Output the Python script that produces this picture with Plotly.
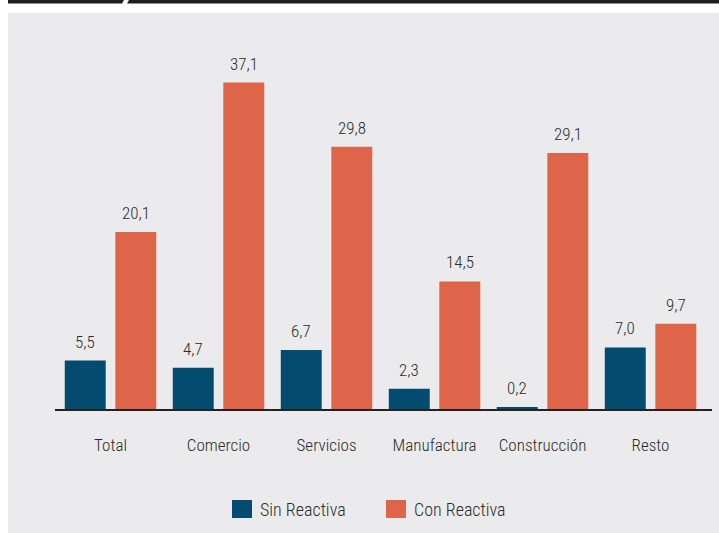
import plotly.graph_objects as go

categories = ["Total", "Comercio", "Servicios", "Manufactura", "Construcción", "Resto"]
sin_reactiva = [5.5, 4.7, 6.7, 2.3, 0.2, 7.0]
con_reactiva = [20.1, 37.1, 29.8, 14.5, 29.1, 9.7]
series_names = ["Sin Reactiva", "Con Reactiva"]

BLUE = "#034B6F"
ORANGE = "#DE644A"
BG = "#EBEBED"
TEXT = "#2B2B2B"
FONT = "Roboto Condensed, DejaVu Sans Condensed, sans-serif"

W, H = 719, 533
L, R, T, B = 55, 7, 30, 124
PW, PH = W - L - R, H - T - B


def px(x):
    return (x - L) / PW


def py(y):
    return (H - B - y) / PH


fig = go.Figure()
fig.add_trace(go.Bar(x=categories, y=sin_reactiva, name=series_names[0],
                     marker=dict(color=BLUE, line_width=0)))
fig.add_trace(go.Bar(x=categories, y=con_reactiva, name=series_names[1],
                     marker=dict(color=ORANGE, line_width=0)))

annotations = []
offset = 0.234
for i in range(len(categories)):
    for vals, off in ((sin_reactiva, -offset), (con_reactiva, offset)):
        annotations.append(dict(
            x=i + off, y=vals[i], xref="x", yref="y",
            text=f"{vals[i]:.1f}".replace(".", ","),
            showarrow=False, yanchor="bottom", yshift=7,
            font=dict(family=FONT, size=17, color=TEXT, weight=300)))

legend_items = [(series_names[0], BLUE, 232), (series_names[1], ORANGE, 386)]
shapes = [
    dict(type="rect", xref="paper", yref="paper", x0=px(8), x1=px(W + 5), y0=py(13), y1=py(H + 5),
         fillcolor=BG, line_width=0, layer="below"),
    dict(type="path", xref="paper", yref="paper",
         path=f"M{px(8)},{py(0)} L{px(124)},{py(0)} L{px(122)},{py(3.5)} L{px(8)},{py(3.5)} Z",
         fillcolor="#1E1E1E", line_width=0),
    dict(type="path", xref="paper", yref="paper",
         path=f"M{px(129)},{py(0)} L{px(W + 5)},{py(0)} L{px(W + 5)},{py(3.5)} L{px(127)},{py(3.5)} Z",
         fillcolor="#1E1E1E", line_width=0),
]
for name, color, x0 in legend_items:
    shapes.append(dict(type="rect", xref="paper", yref="paper",
                       x0=px(x0), x1=px(x0 + 20), y0=py(518), y1=py(500),
                       fillcolor=color, line_width=0))
    annotations.append(dict(x=px(x0 + 26), y=py(509), xref="paper", yref="paper",
                            text=name, showarrow=False, xanchor="left", yanchor="middle",
                            font=dict(family=FONT, size=18, color=TEXT, weight=300)))

fig.update_layout(
    width=W, height=H,
    margin=dict(l=L, r=R, t=T, b=B),
    paper_bgcolor="white", plot_bgcolor=BG,
    barmode="group", bargap=0.064, bargroupgap=0.19,
    showlegend=False,
    font=dict(family=FONT, size=17, color=TEXT, weight=300),
    xaxis=dict(range=[-0.514, 5.569], showline=True, linecolor="#222222", linewidth=1.5,
               showgrid=False, ticks="", ticklabelstandoff=20,
               tickfont=dict(family=FONT, size=17, color=TEXT, weight=300)),
    yaxis=dict(range=[0, 379 / 8.8], visible=False, showgrid=False, zeroline=False),
    shapes=shapes,
    annotations=annotations,
)

fig.write_html("out.html")
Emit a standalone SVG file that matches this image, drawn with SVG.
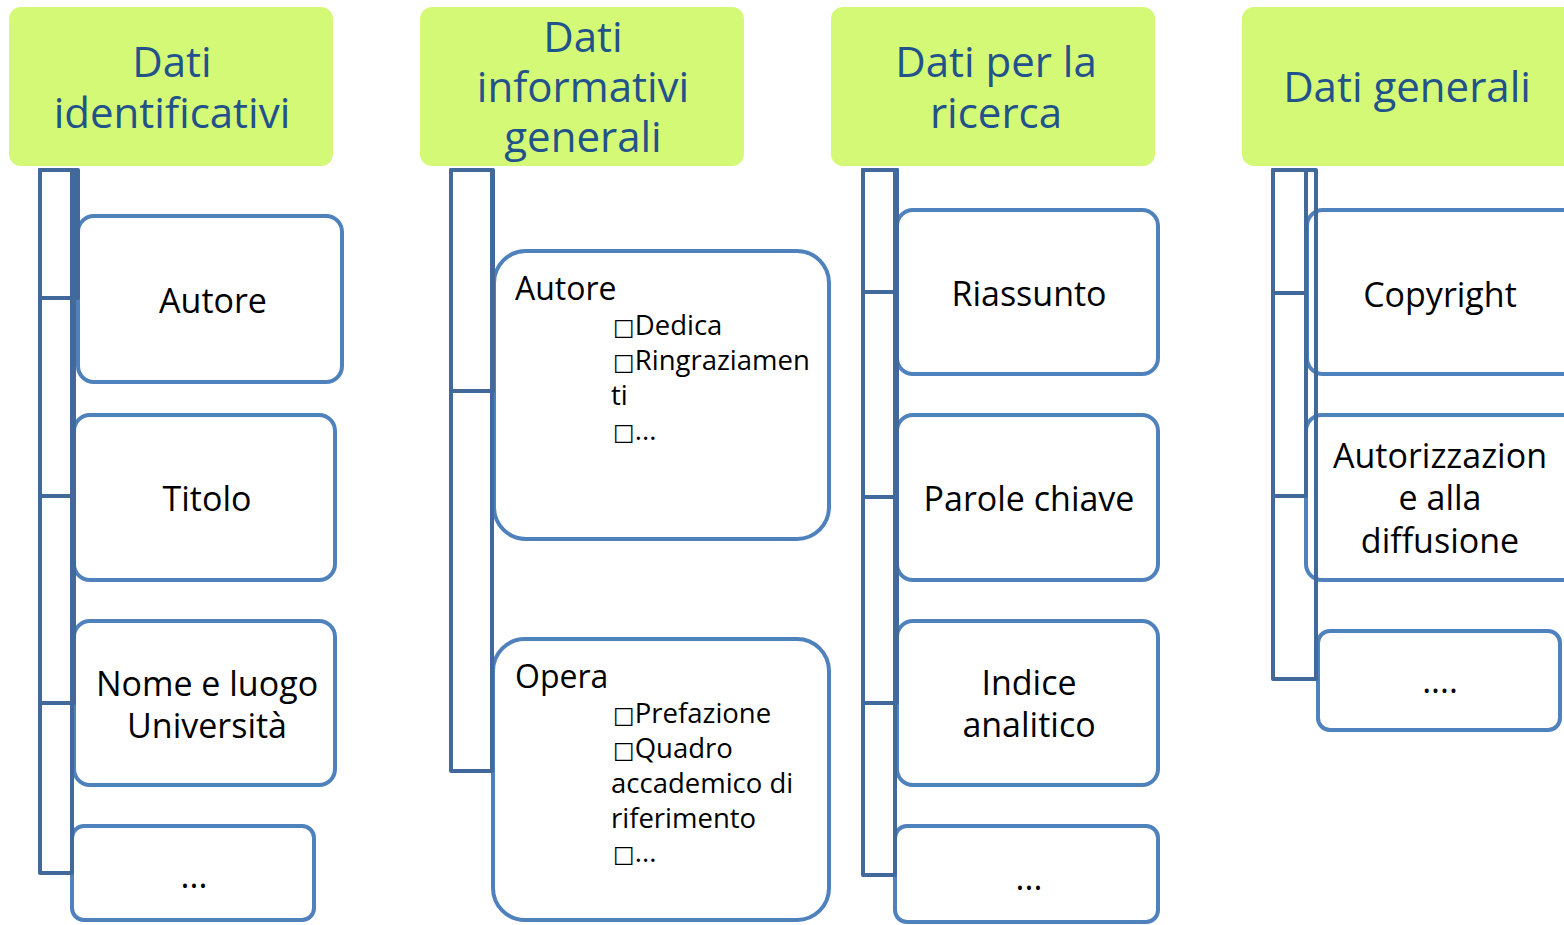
<svg xmlns="http://www.w3.org/2000/svg" width="1564" height="925" viewBox="0 0 1564 925">
<style>
.hdr{fill:#d4f977;}
.htxt{font-family:"Open Sans","Noto Sans","DejaVu Sans",sans-serif;font-size:42px;fill:#22528a;text-anchor:middle;}
.box{fill:#ffffff;stroke:#4f81bd;stroke-width:4;}
.txt{font-family:"Open Sans","Noto Sans","DejaVu Sans",sans-serif;font-size:34px;fill:#000;text-anchor:middle;}
.ltxt{font-family:"Open Sans","Noto Sans","DejaVu Sans",sans-serif;fill:#000;font-size:27.5px;}
.big{font-size:32px;}
.sq{font-family:"DejaVu Sans",sans-serif;font-size:23px;}
.con{fill:none;stroke:#41699b;stroke-width:4;stroke-linejoin:round;}
</style>
<rect width="1564" height="925" fill="#ffffff"/>

<g id="h1"><rect class="hdr" x="9" y="7" width="324" height="159" rx="12"/>
<text class="htxt"><tspan x="172" y="77">Dati</tspan><tspan x="172" y="128">identificativi</tspan></text></g>
<g id="h2"><rect class="hdr" x="420" y="7" width="324" height="159" rx="12"/>
<text class="htxt"><tspan x="583" y="52">Dati</tspan><tspan x="583" y="102">informativi</tspan><tspan x="583" y="152">generali</tspan></text></g>
<g id="h3"><rect class="hdr" x="831" y="7" width="324" height="159" rx="12"/>
<text class="htxt"><tspan x="996" y="77">Dati per la</tspan><tspan x="996" y="128">ricerca</tspan></text></g>
<g id="h4"><rect class="hdr" x="1242" y="7" width="340" height="159" rx="12"/>
<text class="htxt" x="1407" y="102">Dati generali</text></g>

<g id="c1a"><rect class="box" x="78" y="216" width="264" height="166" rx="16"/><text class="txt" x="213" y="313">Autore</text></g>
<g id="c1b"><rect class="box" x="74" y="415" width="261" height="165" rx="16"/><text class="txt" x="207" y="511">Titolo</text></g>
<g id="c1c"><rect class="box" x="74" y="621" width="261" height="164" rx="16"/><text class="txt"><tspan x="207" y="696">Nome e luogo</tspan><tspan x="207" y="738">Università</tspan></text></g>
<g id="c1d"><rect class="box" x="72" y="826" width="242" height="94" rx="12"/><text class="txt" x="194" y="888">...</text></g>

<g id="c2a"><rect class="box" x="494" y="251" width="335" height="288" rx="32"/>
<text class="ltxt"><tspan class="big" x="515" y="300">Autore</tspan><tspan x="613" y="335"><tspan class="sq">□</tspan>Dedica</tspan><tspan x="613" y="370"><tspan class="sq">□</tspan>Ringraziamen</tspan><tspan x="611" y="405">ti</tspan><tspan x="613" y="440"><tspan class="sq">□</tspan>...</tspan></text></g>
<g id="c2b"><rect class="box" x="493" y="639" width="336" height="281" rx="32"/>
<text class="ltxt"><tspan class="big" x="515" y="688">Opera</tspan><tspan x="613" y="723"><tspan class="sq">□</tspan>Prefazione</tspan><tspan x="613" y="758"><tspan class="sq">□</tspan>Quadro</tspan><tspan x="611" y="793">accademico di</tspan><tspan x="611" y="828">riferimento</tspan><tspan x="613" y="862"><tspan class="sq">□</tspan>...</tspan></text></g>

<g id="c3a"><rect class="box" x="897" y="210" width="261" height="164" rx="16"/><text class="txt" x="1029" y="306">Riassunto</text></g>
<g id="c3b"><rect class="box" x="897" y="415" width="261" height="165" rx="16"/><text class="txt" x="1029" y="511">Parole chiave</text></g>
<g id="c3c"><rect class="box" x="897" y="621" width="261" height="164" rx="16"/><text class="txt"><tspan x="1029" y="695">Indice</tspan><tspan x="1029" y="737">analitico</tspan></text></g>
<g id="c3d"><rect class="box" x="895" y="826" width="263" height="96" rx="12"/><text class="txt" x="1029" y="890">...</text></g>

<g id="c4a"><rect class="box" x="1307" y="210" width="275" height="164" rx="16"/><text class="txt" x="1440" y="307">Copyright</text></g>
<g id="c4b"><rect class="box" x="1306" y="415" width="276" height="165" rx="16"/><text class="txt"><tspan x="1440" y="468">Autorizzazion</tspan><tspan x="1440" y="510">e alla</tspan><tspan x="1440" y="553">diffusione</tspan></text></g>
<g id="c4d"><rect class="box" x="1318" y="631" width="242" height="99" rx="12"/><text class="txt" x="1440" y="693">....</text></g>

<g id="connectors">
<rect class="con" x="40" y="170" width="38" height="128"/>
<rect class="con" x="40" y="170" width="34" height="326"/>
<rect class="con" x="40" y="170" width="34" height="533"/>
<rect class="con" x="40" y="170" width="32" height="703"/>
<rect class="con" x="451" y="170" width="42" height="221"/>
<rect class="con" x="451" y="170" width="41" height="601"/>
<rect class="con" x="863" y="170" width="34" height="122"/>
<rect class="con" x="863" y="170" width="34" height="327"/>
<rect class="con" x="863" y="170" width="34" height="533"/>
<rect class="con" x="863" y="170" width="32" height="705"/>
<rect class="con" x="1273" y="170" width="33" height="123"/>
<rect class="con" x="1273" y="170" width="33" height="326"/>
<rect class="con" x="1273" y="170" width="43" height="509"/>
</g>
</svg>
:::
▶ [Given task]
Scan the material above. Extract every line in which the word "with" occurs.

▶ [Task answer]
Output the Python script that produces this picture with Plotly.
Emit a standalone SVG file that matches this image, drawn with SVG.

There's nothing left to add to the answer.